Work to do -
Would you repeat the listing exactly but omit every picture?

Data records -
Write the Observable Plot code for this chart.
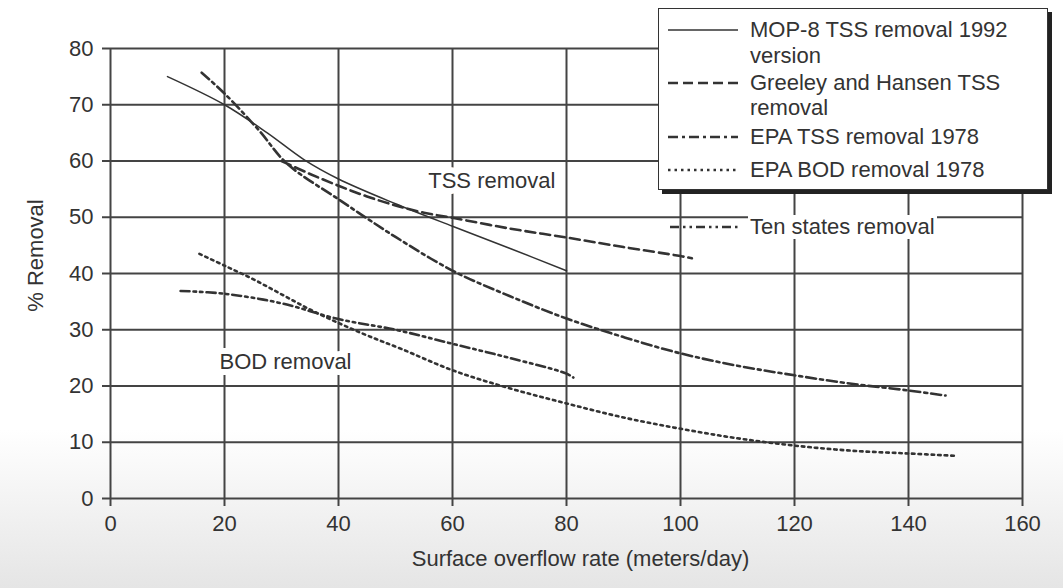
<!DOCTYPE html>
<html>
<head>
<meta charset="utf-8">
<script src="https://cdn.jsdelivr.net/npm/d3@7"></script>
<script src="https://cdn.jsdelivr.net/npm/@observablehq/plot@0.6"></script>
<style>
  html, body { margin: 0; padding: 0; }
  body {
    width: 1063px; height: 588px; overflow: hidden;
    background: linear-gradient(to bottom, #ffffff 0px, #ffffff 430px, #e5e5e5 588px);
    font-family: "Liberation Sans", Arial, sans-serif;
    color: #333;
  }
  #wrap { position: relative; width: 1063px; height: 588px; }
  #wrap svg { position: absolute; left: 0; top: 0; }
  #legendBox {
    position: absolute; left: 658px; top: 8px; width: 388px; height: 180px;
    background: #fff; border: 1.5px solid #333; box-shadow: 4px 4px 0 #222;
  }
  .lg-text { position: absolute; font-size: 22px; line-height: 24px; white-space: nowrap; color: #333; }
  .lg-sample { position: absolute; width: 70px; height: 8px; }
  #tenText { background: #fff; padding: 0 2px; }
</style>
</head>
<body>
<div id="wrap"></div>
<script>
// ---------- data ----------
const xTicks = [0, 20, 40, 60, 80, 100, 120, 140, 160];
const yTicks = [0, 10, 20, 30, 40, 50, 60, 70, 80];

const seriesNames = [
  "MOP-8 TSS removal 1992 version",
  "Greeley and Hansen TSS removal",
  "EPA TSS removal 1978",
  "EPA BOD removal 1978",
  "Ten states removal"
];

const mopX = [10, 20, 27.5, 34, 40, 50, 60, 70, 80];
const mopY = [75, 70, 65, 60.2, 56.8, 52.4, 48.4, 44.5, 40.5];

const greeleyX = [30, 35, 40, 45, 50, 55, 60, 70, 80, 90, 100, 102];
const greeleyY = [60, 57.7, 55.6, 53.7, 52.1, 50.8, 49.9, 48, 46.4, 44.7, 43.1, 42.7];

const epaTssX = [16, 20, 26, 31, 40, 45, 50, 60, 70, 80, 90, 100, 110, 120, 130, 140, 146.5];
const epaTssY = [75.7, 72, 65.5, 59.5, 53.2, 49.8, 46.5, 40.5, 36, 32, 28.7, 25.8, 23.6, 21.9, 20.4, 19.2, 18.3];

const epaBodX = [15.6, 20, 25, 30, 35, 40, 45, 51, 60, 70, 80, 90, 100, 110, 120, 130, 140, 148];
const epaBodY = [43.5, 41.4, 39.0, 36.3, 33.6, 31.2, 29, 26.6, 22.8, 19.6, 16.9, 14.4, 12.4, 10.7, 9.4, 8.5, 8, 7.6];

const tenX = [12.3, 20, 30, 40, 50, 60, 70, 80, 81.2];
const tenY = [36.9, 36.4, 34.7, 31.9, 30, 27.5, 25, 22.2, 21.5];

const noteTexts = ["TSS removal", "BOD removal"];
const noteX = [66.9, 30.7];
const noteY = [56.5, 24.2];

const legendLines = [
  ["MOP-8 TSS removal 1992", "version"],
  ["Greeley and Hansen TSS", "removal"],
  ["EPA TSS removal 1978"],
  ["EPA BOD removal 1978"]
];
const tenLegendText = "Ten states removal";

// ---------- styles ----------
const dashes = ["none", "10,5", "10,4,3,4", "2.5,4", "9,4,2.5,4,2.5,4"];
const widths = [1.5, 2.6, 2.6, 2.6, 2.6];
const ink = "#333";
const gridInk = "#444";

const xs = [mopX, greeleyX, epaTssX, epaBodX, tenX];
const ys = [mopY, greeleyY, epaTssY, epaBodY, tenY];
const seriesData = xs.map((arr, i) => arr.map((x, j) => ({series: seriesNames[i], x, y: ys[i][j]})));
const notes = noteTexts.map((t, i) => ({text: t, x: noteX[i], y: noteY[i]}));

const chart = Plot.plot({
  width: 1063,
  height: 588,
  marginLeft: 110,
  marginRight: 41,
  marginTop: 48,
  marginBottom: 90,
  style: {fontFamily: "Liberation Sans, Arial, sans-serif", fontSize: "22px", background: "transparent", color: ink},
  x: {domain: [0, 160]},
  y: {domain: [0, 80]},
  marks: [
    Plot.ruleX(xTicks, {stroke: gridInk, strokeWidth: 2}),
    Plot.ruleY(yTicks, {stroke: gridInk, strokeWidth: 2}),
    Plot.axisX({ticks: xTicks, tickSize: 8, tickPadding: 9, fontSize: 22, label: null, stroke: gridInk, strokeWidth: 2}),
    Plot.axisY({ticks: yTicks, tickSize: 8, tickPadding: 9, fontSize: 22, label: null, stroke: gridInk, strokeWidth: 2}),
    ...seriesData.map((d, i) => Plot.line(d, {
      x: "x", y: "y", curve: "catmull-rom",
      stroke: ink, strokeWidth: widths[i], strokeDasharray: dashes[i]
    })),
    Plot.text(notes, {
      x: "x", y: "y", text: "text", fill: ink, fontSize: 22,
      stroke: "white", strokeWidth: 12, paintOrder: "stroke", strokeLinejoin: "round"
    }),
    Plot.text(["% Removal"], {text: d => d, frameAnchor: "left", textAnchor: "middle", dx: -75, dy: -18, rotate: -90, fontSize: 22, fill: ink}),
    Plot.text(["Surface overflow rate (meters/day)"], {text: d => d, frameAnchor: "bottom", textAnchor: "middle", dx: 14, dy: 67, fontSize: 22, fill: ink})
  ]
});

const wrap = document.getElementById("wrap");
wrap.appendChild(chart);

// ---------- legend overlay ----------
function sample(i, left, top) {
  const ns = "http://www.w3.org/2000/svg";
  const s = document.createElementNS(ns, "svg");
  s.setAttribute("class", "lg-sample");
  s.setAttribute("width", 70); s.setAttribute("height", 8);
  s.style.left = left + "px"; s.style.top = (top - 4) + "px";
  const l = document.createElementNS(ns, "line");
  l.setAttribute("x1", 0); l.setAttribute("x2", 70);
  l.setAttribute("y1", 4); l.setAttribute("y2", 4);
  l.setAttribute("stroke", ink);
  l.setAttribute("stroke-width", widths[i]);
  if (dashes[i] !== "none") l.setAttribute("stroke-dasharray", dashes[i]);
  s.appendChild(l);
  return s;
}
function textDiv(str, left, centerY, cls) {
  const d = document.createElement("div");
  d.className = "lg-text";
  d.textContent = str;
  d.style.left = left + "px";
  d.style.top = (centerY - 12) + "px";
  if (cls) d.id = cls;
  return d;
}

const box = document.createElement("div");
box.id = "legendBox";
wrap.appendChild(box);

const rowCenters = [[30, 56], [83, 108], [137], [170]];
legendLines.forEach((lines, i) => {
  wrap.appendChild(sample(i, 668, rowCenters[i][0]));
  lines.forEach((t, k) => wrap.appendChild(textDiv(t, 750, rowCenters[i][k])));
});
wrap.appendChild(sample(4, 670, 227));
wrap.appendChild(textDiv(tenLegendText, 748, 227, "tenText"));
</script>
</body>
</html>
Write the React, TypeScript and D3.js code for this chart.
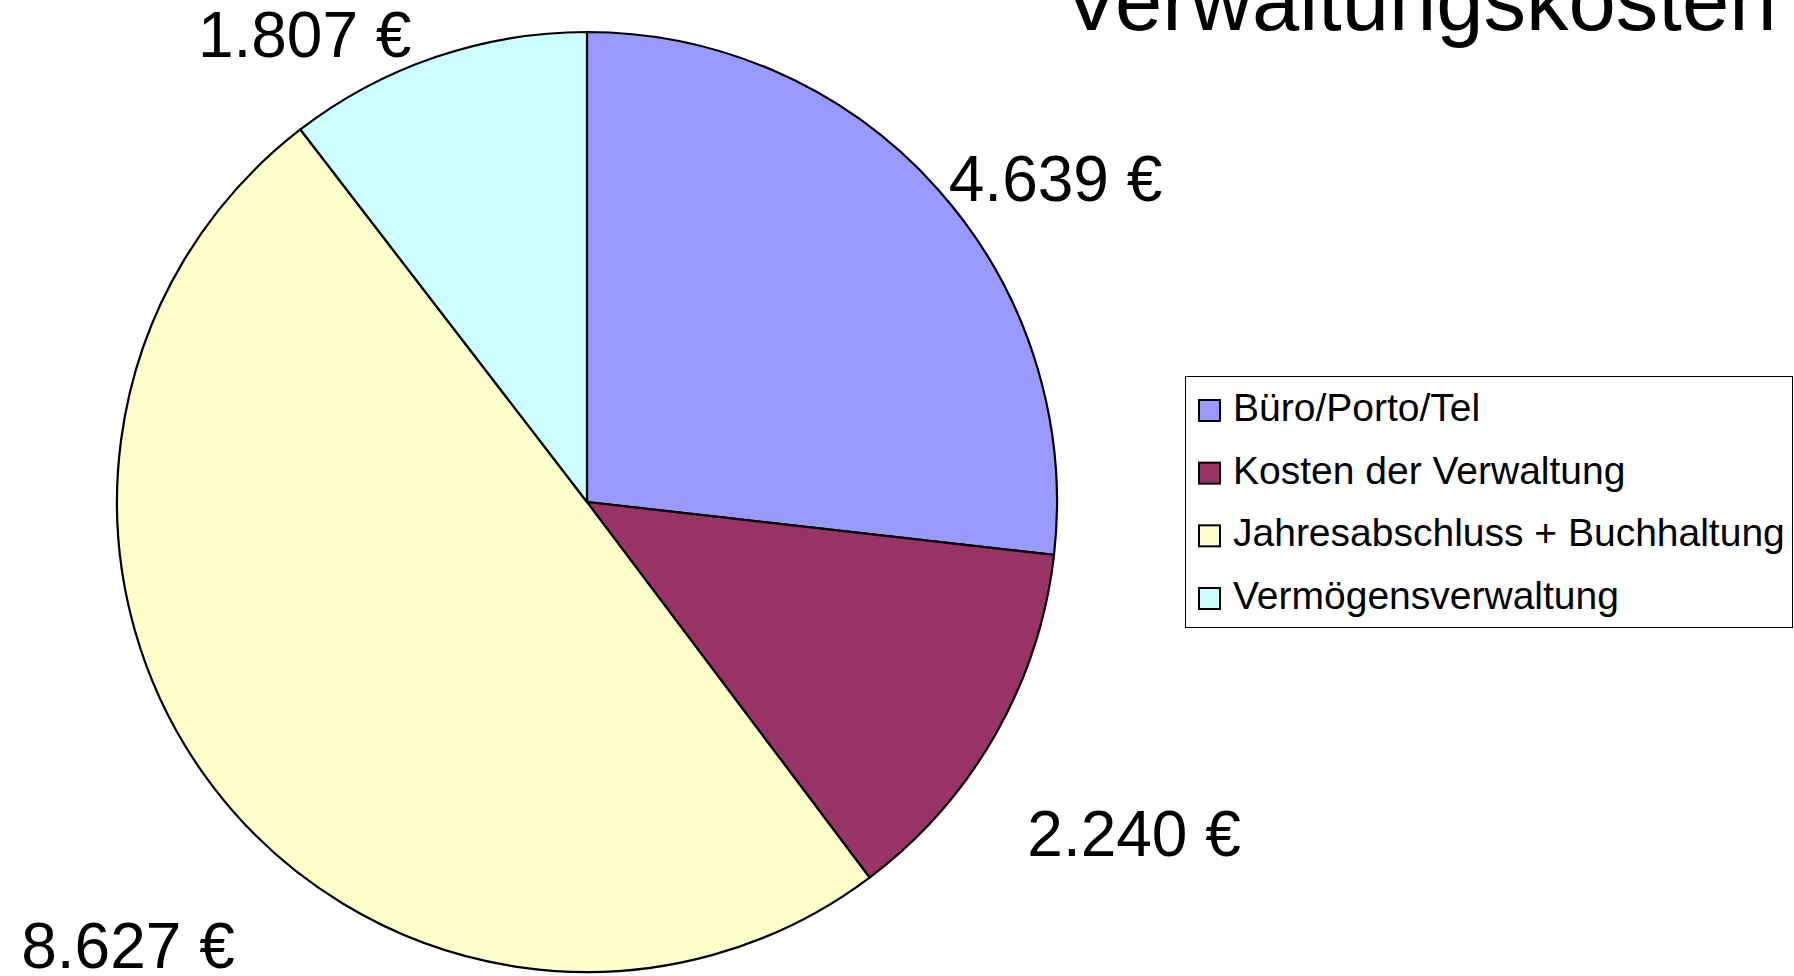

Written answer -
Write the Observable Plot code for this chart.
<!DOCTYPE html>
<html>
<head>
<meta charset="utf-8">
<script src="https://cdn.jsdelivr.net/npm/d3@7"></script>
<script src="https://cdn.jsdelivr.net/npm/@observablehq/plot@0.6"></script>
<style>
  html, body { margin: 0; padding: 0; }
  body {
    width: 1063px; height: 588px; overflow: hidden;
    background: linear-gradient(to bottom, #ffffff 0px, #ffffff 430px, #e5e5e5 588px);
    font-family: "Liberation Sans", Arial, sans-serif;
    color: #333;
  }
  #wrap { position: relative; width: 1063px; height: 588px; }
  #wrap svg { position: absolute; left: 0; top: 0; }
  #legendBox {
    position: absolute; left: 658px; top: 8px; width: 388px; height: 180px;
    background: #fff; border: 1.5px solid #333; box-shadow: 4px 4px 0 #222;
  }
  .lg-text { position: absolute; font-size: 22px; line-height: 24px; white-space: nowrap; color: #333; }
  .lg-sample { position: absolute; width: 70px; height: 8px; }
  #tenText { background: #fff; padding: 0 2px; }
</style>
</head>
<body>
<div id="wrap"></div>
<script>
// ---------- data ----------
const xTicks = [0, 20, 40, 60, 80, 100, 120, 140, 160];
const yTicks = [0, 10, 20, 30, 40, 50, 60, 70, 80];

const seriesNames = [
  "MOP-8 TSS removal 1992 version",
  "Greeley and Hansen TSS removal",
  "EPA TSS removal 1978",
  "EPA BOD removal 1978",
  "Ten states removal"
];

const mopX = [10, 20, 27.5, 34, 40, 50, 60, 70, 80];
const mopY = [75, 70, 65, 60.2, 56.8, 52.4, 48.4, 44.5, 40.5];

const greeleyX = [30, 35, 40, 45, 50, 55, 60, 70, 80, 90, 100, 102];
const greeleyY = [60, 57.7, 55.6, 53.7, 52.1, 50.8, 49.9, 48, 46.4, 44.7, 43.1, 42.7];

const epaTssX = [16, 20, 26, 31, 40, 45, 50, 60, 70, 80, 90, 100, 110, 120, 130, 140, 146.5];
const epaTssY = [75.7, 72, 65.5, 59.5, 53.2, 49.8, 46.5, 40.5, 36, 32, 28.7, 25.8, 23.6, 21.9, 20.4, 19.2, 18.3];

const epaBodX = [15.6, 20, 25, 30, 35, 40, 45, 51, 60, 70, 80, 90, 100, 110, 120, 130, 140, 148];
const epaBodY = [43.5, 41.4, 39.0, 36.3, 33.6, 31.2, 29, 26.6, 22.8, 19.6, 16.9, 14.4, 12.4, 10.7, 9.4, 8.5, 8, 7.6];

const tenX = [12.3, 20, 30, 40, 50, 60, 70, 80, 81.2];
const tenY = [36.9, 36.4, 34.7, 31.9, 30, 27.5, 25, 22.2, 21.5];

const noteTexts = ["TSS removal", "BOD removal"];
const noteX = [66.9, 30.7];
const noteY = [56.5, 24.2];

const legendLines = [
  ["MOP-8 TSS removal 1992", "version"],
  ["Greeley and Hansen TSS", "removal"],
  ["EPA TSS removal 1978"],
  ["EPA BOD removal 1978"]
];
const tenLegendText = "Ten states removal";

// ---------- styles ----------
const dashes = ["none", "10,5", "10,4,3,4", "2.5,4", "9,4,2.5,4,2.5,4"];
const widths = [1.5, 2.6, 2.6, 2.6, 2.6];
const ink = "#333";
const gridInk = "#444";

const xs = [mopX, greeleyX, epaTssX, epaBodX, tenX];
const ys = [mopY, greeleyY, epaTssY, epaBodY, tenY];
const seriesData = xs.map((arr, i) => arr.map((x, j) => ({series: seriesNames[i], x, y: ys[i][j]})));
const notes = noteTexts.map((t, i) => ({text: t, x: noteX[i], y: noteY[i]}));

const chart = Plot.plot({
  width: 1063,
  height: 588,
  marginLeft: 110,
  marginRight: 41,
  marginTop: 48,
  marginBottom: 90,
  style: {fontFamily: "Liberation Sans, Arial, sans-serif", fontSize: "22px", background: "transparent", color: ink},
  x: {domain: [0, 160]},
  y: {domain: [0, 80]},
  marks: [
    Plot.ruleX(xTicks, {stroke: gridInk, strokeWidth: 2}),
    Plot.ruleY(yTicks, {stroke: gridInk, strokeWidth: 2}),
    Plot.axisX({ticks: xTicks, tickSize: 8, tickPadding: 9, fontSize: 22, label: null, stroke: gridInk, strokeWidth: 2}),
    Plot.axisY({ticks: yTicks, tickSize: 8, tickPadding: 9, fontSize: 22, label: null, stroke: gridInk, strokeWidth: 2}),
    ...seriesData.map((d, i) => Plot.line(d, {
      x: "x", y: "y", curve: "catmull-rom",
      stroke: ink, strokeWidth: widths[i], strokeDasharray: dashes[i]
    })),
    Plot.text(notes, {
      x: "x", y: "y", text: "text", fill: ink, fontSize: 22,
      stroke: "white", strokeWidth: 12, paintOrder: "stroke", strokeLinejoin: "round"
    }),
    Plot.text(["% Removal"], {text: d => d, frameAnchor: "left", textAnchor: "middle", dx: -75, dy: -18, rotate: -90, fontSize: 22, fill: ink}),
    Plot.text(["Surface overflow rate (meters/day)"], {text: d => d, frameAnchor: "bottom", textAnchor: "middle", dx: 14, dy: 67, fontSize: 22, fill: ink})
  ]
});

const wrap = document.getElementById("wrap");
wrap.appendChild(chart);

// ---------- legend overlay ----------
function sample(i, left, top) {
  const ns = "http://www.w3.org/2000/svg";
  const s = document.createElementNS(ns, "svg");
  s.setAttribute("class", "lg-sample");
  s.setAttribute("width", 70); s.setAttribute("height", 8);
  s.style.left = left + "px"; s.style.top = (top - 4) + "px";
  const l = document.createElementNS(ns, "line");
  l.setAttribute("x1", 0); l.setAttribute("x2", 70);
  l.setAttribute("y1", 4); l.setAttribute("y2", 4);
  l.setAttribute("stroke", ink);
  l.setAttribute("stroke-width", widths[i]);
  if (dashes[i] !== "none") l.setAttribute("stroke-dasharray", dashes[i]);
  s.appendChild(l);
  return s;
}
function textDiv(str, left, centerY, cls) {
  const d = document.createElement("div");
  d.className = "lg-text";
  d.textContent = str;
  d.style.left = left + "px";
  d.style.top = (centerY - 12) + "px";
  if (cls) d.id = cls;
  return d;
}

const box = document.createElement("div");
box.id = "legendBox";
wrap.appendChild(box);

const rowCenters = [[30, 56], [83, 108], [137], [170]];
legendLines.forEach((lines, i) => {
  wrap.appendChild(sample(i, 668, rowCenters[i][0]));
  lines.forEach((t, k) => wrap.appendChild(textDiv(t, 750, rowCenters[i][k])));
});
wrap.appendChild(sample(4, 670, 227));
wrap.appendChild(textDiv(tenLegendText, 748, 227, "tenText"));
</script>
</body>
</html>
Write the React, TypeScript and D3.js code for this chart.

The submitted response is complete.